**What you have to do**:
Copy out all lines in the data below containing the string "this".

**Raw data**:
==================================================

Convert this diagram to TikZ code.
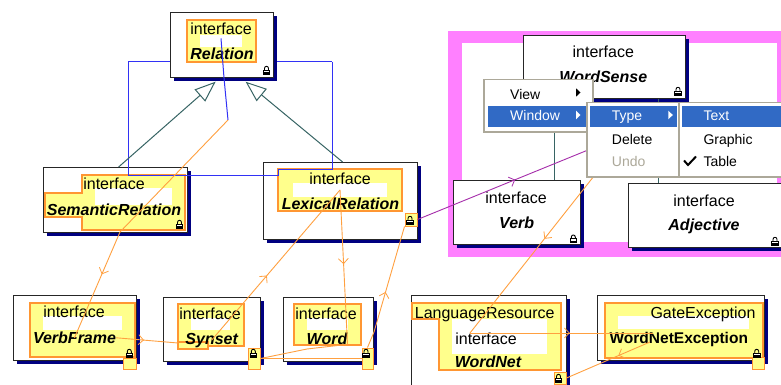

==================================================

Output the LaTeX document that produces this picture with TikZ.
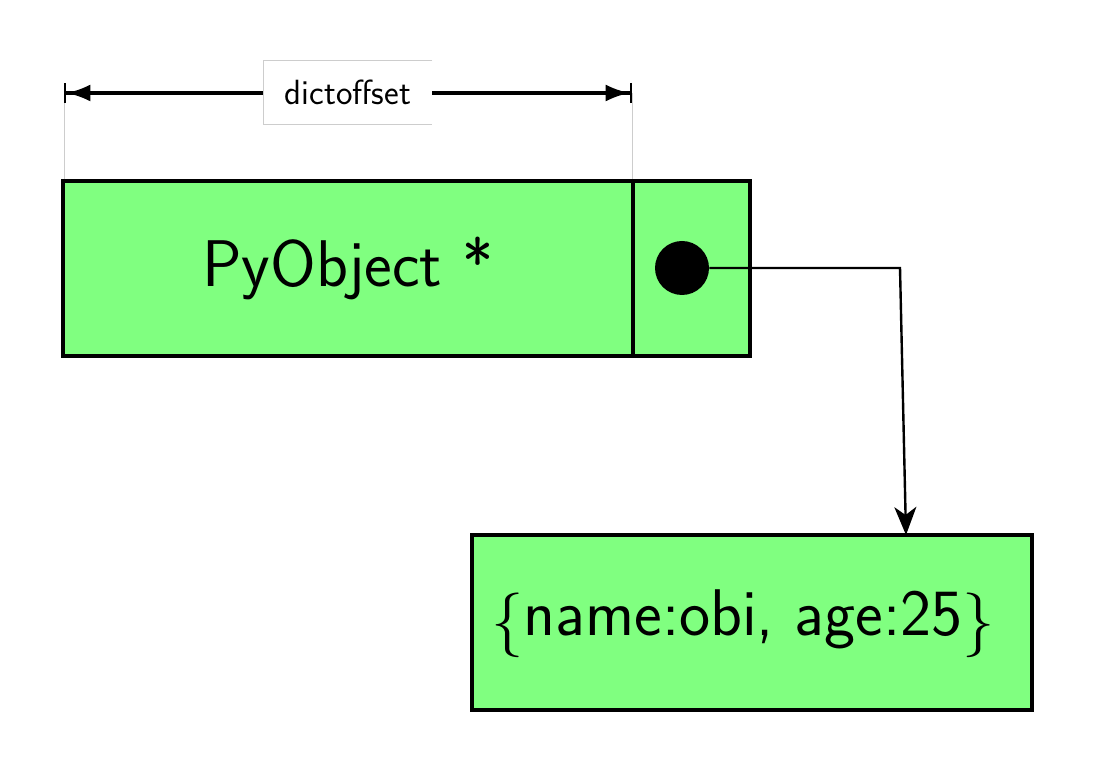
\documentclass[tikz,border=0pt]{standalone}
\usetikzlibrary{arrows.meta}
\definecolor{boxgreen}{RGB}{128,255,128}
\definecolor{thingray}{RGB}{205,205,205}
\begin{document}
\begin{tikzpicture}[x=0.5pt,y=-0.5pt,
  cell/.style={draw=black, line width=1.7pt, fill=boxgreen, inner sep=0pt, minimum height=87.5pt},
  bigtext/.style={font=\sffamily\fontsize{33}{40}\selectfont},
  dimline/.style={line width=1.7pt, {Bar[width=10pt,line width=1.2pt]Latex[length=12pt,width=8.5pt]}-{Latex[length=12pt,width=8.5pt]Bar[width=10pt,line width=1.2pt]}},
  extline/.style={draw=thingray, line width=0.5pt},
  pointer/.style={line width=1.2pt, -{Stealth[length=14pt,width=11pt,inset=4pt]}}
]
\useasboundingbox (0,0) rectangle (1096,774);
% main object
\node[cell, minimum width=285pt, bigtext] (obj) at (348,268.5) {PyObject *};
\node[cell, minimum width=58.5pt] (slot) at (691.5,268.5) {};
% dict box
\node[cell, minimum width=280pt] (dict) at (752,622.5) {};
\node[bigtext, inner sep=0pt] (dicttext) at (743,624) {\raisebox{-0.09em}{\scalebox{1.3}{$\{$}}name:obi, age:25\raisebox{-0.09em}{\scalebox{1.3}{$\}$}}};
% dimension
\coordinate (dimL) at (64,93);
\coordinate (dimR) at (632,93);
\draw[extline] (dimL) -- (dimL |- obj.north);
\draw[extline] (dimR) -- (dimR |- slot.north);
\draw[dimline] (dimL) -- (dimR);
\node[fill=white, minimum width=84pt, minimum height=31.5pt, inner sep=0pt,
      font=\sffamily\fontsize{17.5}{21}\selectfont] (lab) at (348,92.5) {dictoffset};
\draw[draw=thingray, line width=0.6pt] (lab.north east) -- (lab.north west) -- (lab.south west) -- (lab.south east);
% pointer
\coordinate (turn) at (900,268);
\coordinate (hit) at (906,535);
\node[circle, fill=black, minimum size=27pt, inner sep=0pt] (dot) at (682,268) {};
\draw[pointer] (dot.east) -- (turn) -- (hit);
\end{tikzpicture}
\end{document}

==================================================

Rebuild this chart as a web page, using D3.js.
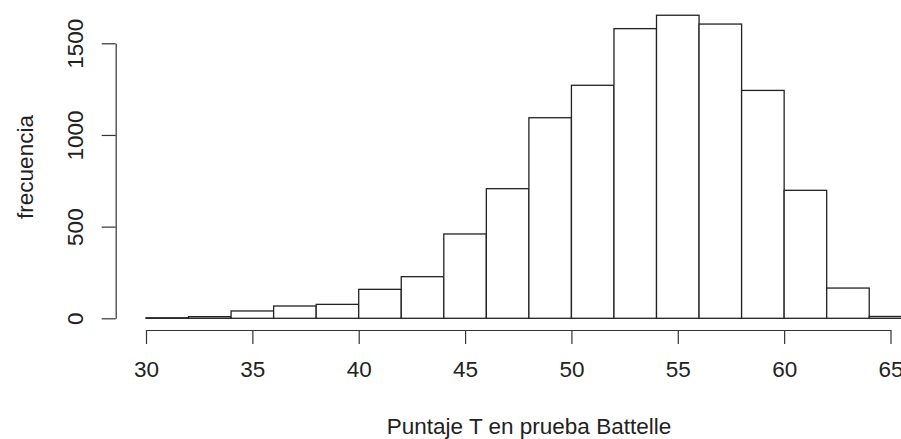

==================================================

**Output of the exercise**:
Convert this diagram to TikZ code.
Output the LaTeX document that produces this picture with TikZ.
Rebuild this chart as a web page, using D3.js.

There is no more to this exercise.